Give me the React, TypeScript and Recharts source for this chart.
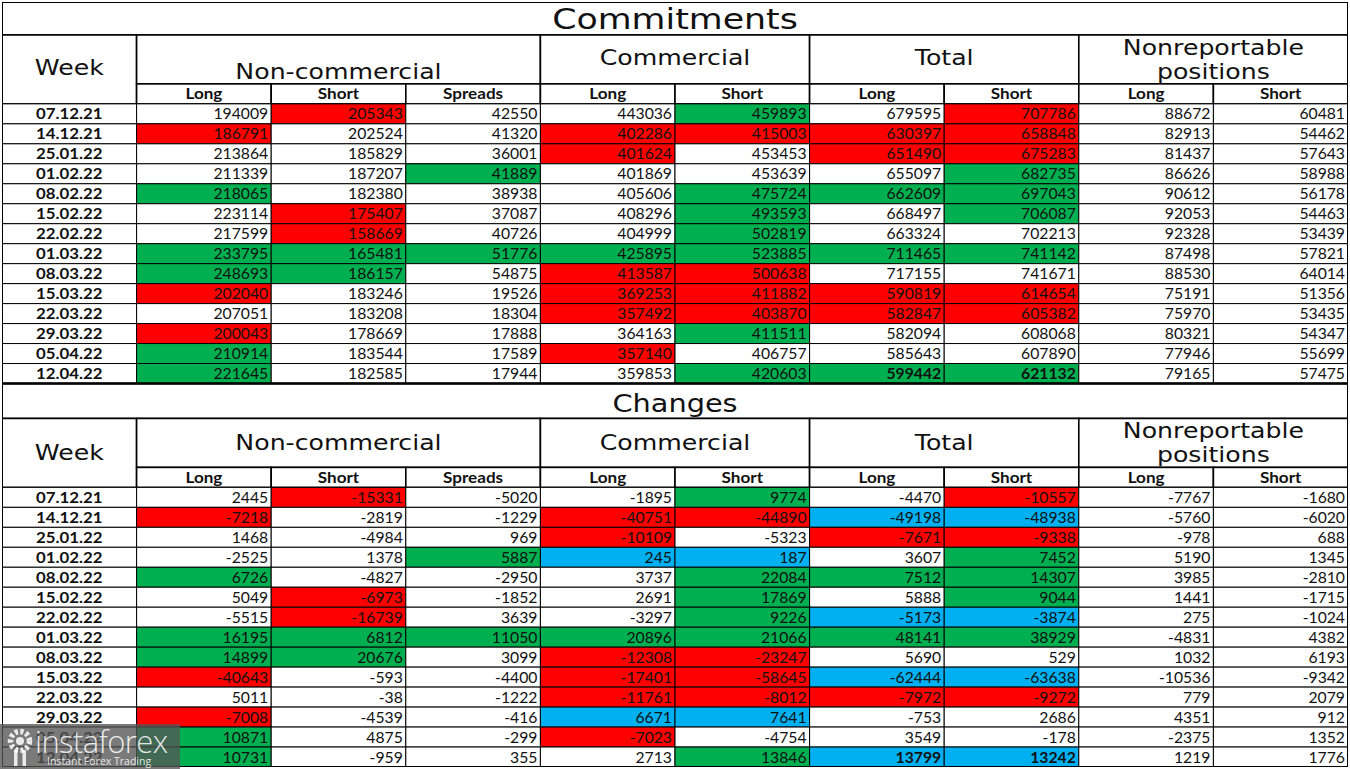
--
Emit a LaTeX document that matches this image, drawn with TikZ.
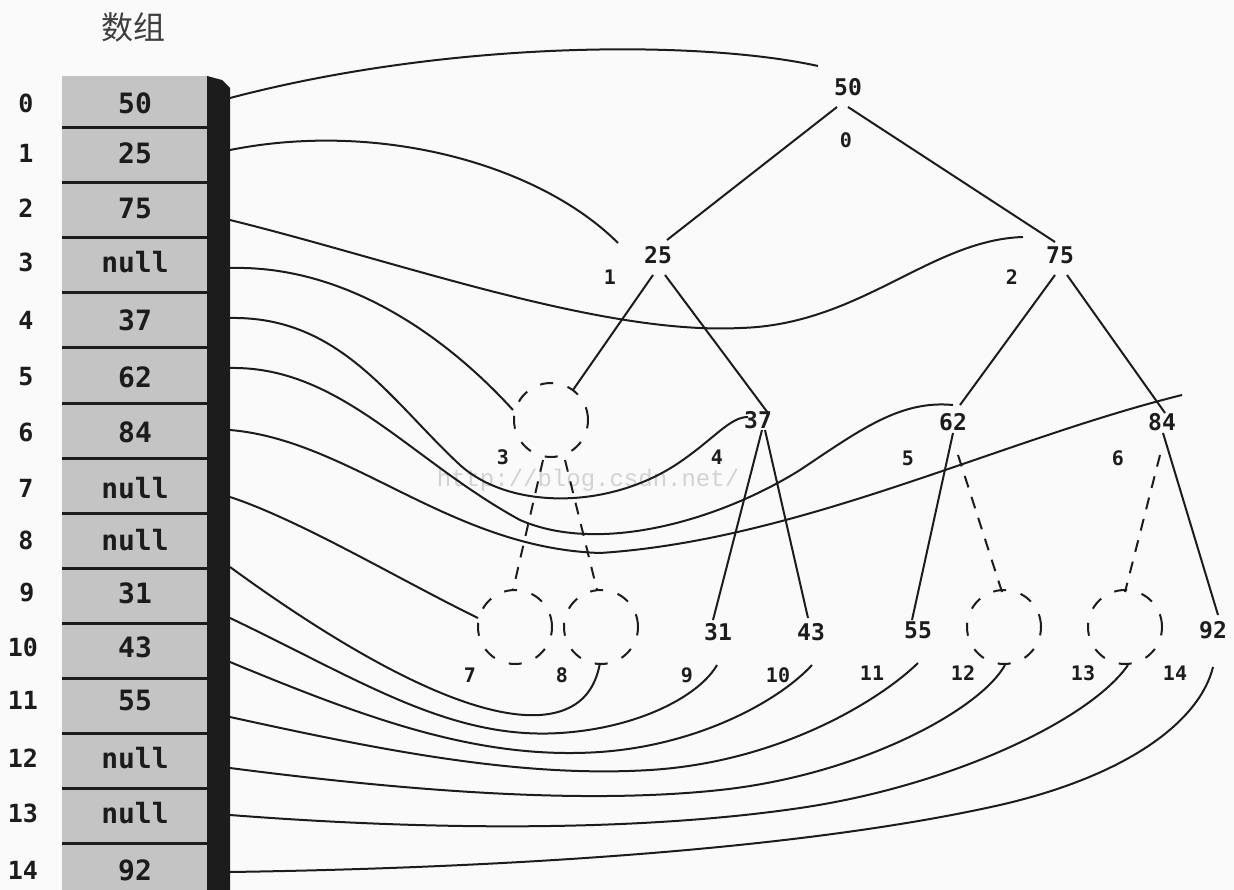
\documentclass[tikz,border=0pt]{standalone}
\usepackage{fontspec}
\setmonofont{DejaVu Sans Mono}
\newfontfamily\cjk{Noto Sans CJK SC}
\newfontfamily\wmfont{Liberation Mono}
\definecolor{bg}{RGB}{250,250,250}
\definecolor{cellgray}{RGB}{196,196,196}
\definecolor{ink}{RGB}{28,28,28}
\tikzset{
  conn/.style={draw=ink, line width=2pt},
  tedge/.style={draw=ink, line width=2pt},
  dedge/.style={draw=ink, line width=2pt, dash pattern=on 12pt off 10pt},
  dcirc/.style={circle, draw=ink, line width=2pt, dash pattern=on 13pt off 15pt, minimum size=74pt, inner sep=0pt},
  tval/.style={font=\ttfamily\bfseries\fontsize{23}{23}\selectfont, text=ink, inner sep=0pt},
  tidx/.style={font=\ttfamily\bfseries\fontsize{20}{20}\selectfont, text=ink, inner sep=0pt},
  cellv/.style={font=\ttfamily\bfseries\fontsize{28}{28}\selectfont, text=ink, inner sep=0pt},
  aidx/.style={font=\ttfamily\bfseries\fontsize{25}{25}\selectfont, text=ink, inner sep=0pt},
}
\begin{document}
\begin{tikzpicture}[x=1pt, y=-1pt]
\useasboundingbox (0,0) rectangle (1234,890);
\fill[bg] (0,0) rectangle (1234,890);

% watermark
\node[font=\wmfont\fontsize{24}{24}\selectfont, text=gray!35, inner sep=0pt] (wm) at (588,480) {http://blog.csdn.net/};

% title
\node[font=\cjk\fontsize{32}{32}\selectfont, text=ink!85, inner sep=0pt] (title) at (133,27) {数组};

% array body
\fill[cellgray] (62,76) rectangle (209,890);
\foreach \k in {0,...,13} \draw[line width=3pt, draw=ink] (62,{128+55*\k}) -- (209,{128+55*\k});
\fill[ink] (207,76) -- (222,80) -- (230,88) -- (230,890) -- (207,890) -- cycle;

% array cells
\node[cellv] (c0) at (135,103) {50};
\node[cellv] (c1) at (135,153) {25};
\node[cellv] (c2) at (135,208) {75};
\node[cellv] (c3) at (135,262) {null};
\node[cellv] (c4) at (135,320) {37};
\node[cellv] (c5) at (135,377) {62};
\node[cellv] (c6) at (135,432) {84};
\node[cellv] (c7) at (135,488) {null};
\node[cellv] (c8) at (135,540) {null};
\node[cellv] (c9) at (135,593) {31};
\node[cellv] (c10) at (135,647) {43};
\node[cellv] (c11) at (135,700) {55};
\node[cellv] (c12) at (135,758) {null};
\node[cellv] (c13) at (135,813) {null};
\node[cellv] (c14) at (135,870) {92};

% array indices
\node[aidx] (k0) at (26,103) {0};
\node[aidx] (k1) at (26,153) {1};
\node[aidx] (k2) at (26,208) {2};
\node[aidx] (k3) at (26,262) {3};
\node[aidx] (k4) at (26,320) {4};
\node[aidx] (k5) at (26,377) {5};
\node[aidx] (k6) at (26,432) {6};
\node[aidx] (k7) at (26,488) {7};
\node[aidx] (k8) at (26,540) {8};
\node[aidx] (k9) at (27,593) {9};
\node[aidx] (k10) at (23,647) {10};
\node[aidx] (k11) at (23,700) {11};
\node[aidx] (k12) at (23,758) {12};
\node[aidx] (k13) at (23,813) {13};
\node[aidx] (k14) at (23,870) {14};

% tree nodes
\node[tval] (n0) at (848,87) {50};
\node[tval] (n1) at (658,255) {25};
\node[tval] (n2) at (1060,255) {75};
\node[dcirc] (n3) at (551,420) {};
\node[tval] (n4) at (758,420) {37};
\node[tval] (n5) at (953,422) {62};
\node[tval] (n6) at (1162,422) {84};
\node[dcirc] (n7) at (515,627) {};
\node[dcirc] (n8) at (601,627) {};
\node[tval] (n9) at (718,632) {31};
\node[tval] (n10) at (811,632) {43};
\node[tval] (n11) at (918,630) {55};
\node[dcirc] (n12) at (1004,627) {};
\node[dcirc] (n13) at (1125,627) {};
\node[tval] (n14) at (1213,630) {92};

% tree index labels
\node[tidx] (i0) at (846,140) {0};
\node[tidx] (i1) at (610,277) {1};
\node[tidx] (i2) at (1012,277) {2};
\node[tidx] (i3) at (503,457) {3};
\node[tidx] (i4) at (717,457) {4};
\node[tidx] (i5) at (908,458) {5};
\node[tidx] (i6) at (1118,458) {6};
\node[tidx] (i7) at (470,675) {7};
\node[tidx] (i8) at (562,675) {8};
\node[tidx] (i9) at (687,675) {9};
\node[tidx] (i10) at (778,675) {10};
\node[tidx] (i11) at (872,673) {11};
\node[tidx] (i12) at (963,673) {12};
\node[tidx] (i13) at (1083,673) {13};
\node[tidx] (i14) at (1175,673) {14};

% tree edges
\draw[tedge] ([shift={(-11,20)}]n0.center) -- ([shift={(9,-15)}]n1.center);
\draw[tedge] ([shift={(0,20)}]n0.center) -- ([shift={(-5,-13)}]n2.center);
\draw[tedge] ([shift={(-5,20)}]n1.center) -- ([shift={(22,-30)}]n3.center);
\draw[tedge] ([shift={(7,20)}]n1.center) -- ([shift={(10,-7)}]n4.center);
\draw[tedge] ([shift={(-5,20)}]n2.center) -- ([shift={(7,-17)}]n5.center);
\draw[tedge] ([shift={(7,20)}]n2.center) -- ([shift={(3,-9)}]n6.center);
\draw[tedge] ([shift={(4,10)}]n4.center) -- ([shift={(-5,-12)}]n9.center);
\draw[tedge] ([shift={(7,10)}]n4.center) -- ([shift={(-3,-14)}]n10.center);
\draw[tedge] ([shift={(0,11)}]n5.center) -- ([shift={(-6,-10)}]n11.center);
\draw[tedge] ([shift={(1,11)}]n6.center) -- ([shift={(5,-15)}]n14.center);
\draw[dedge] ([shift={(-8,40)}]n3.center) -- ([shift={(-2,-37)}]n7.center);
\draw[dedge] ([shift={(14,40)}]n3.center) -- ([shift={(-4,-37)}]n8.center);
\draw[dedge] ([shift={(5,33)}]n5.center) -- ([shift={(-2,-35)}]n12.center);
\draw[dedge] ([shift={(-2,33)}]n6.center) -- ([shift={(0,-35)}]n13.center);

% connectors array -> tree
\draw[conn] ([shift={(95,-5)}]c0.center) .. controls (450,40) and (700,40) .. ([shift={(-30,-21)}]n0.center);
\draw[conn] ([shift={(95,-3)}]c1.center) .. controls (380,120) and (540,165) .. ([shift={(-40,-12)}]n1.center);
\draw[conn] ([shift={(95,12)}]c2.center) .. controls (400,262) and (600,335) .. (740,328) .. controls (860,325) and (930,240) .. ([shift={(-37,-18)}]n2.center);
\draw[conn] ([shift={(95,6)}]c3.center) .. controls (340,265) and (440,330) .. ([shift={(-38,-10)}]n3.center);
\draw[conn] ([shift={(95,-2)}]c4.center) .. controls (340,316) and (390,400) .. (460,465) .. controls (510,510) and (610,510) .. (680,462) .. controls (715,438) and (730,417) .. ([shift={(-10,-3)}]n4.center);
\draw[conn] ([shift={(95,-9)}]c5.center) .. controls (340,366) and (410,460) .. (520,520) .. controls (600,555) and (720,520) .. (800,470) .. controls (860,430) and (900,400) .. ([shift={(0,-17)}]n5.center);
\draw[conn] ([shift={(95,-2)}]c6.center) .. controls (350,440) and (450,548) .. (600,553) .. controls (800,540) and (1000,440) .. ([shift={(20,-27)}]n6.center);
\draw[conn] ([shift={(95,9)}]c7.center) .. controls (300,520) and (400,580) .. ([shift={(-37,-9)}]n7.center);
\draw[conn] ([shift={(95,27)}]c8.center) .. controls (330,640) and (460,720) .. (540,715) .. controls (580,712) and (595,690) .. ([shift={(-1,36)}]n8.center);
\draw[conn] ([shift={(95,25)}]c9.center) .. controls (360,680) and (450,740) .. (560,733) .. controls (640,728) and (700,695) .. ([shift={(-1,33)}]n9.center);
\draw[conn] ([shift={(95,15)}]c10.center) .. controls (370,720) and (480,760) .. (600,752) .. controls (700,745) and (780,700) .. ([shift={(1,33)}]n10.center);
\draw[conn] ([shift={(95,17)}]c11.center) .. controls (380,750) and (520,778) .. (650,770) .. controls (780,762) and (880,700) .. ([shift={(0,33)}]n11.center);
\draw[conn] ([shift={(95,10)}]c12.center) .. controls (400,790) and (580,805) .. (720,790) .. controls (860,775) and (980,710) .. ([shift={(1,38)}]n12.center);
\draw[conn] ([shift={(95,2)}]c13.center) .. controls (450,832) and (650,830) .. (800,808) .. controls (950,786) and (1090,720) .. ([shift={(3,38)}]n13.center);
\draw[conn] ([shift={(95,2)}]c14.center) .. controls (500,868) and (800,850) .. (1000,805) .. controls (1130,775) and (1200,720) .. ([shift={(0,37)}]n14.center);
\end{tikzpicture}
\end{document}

> _Exercise aim_
Copy the listing above exactly, but only from the line with "Emit a LaTeX" through the line with "text=gray!35, inner sep=0pt]", including those two lines and excluding any picture.

> _Task result_
Emit a LaTeX document that matches this image, drawn with TikZ.
\documentclass[tikz,border=0pt]{standalone}
\usepackage{fontspec}
\setmonofont{DejaVu Sans Mono}
\newfontfamily\cjk{Noto Sans CJK SC}
\newfontfamily\wmfont{Liberation Mono}
\definecolor{bg}{RGB}{250,250,250}
\definecolor{cellgray}{RGB}{196,196,196}
\definecolor{ink}{RGB}{28,28,28}
\tikzset{
  conn/.style={draw=ink, line width=2pt},
  tedge/.style={draw=ink, line width=2pt},
  dedge/.style={draw=ink, line width=2pt, dash pattern=on 12pt off 10pt},
  dcirc/.style={circle, draw=ink, line width=2pt, dash pattern=on 13pt off 15pt, minimum size=74pt, inner sep=0pt},
  tval/.style={font=\ttfamily\bfseries\fontsize{23}{23}\selectfont, text=ink, inner sep=0pt},
  tidx/.style={font=\ttfamily\bfseries\fontsize{20}{20}\selectfont, text=ink, inner sep=0pt},
  cellv/.style={font=\ttfamily\bfseries\fontsize{28}{28}\selectfont, text=ink, inner sep=0pt},
  aidx/.style={font=\ttfamily\bfseries\fontsize{25}{25}\selectfont, text=ink, inner sep=0pt},
}
\begin{document}
\begin{tikzpicture}[x=1pt, y=-1pt]
\useasboundingbox (0,0) rectangle (1234,890);
\fill[bg] (0,0) rectangle (1234,890);

% watermark
\node[font=\wmfont\fontsize{24}{24}\selectfont, text=gray!35, inner sep=0pt] (wm) at (588,480) {http://blog.csdn.net/};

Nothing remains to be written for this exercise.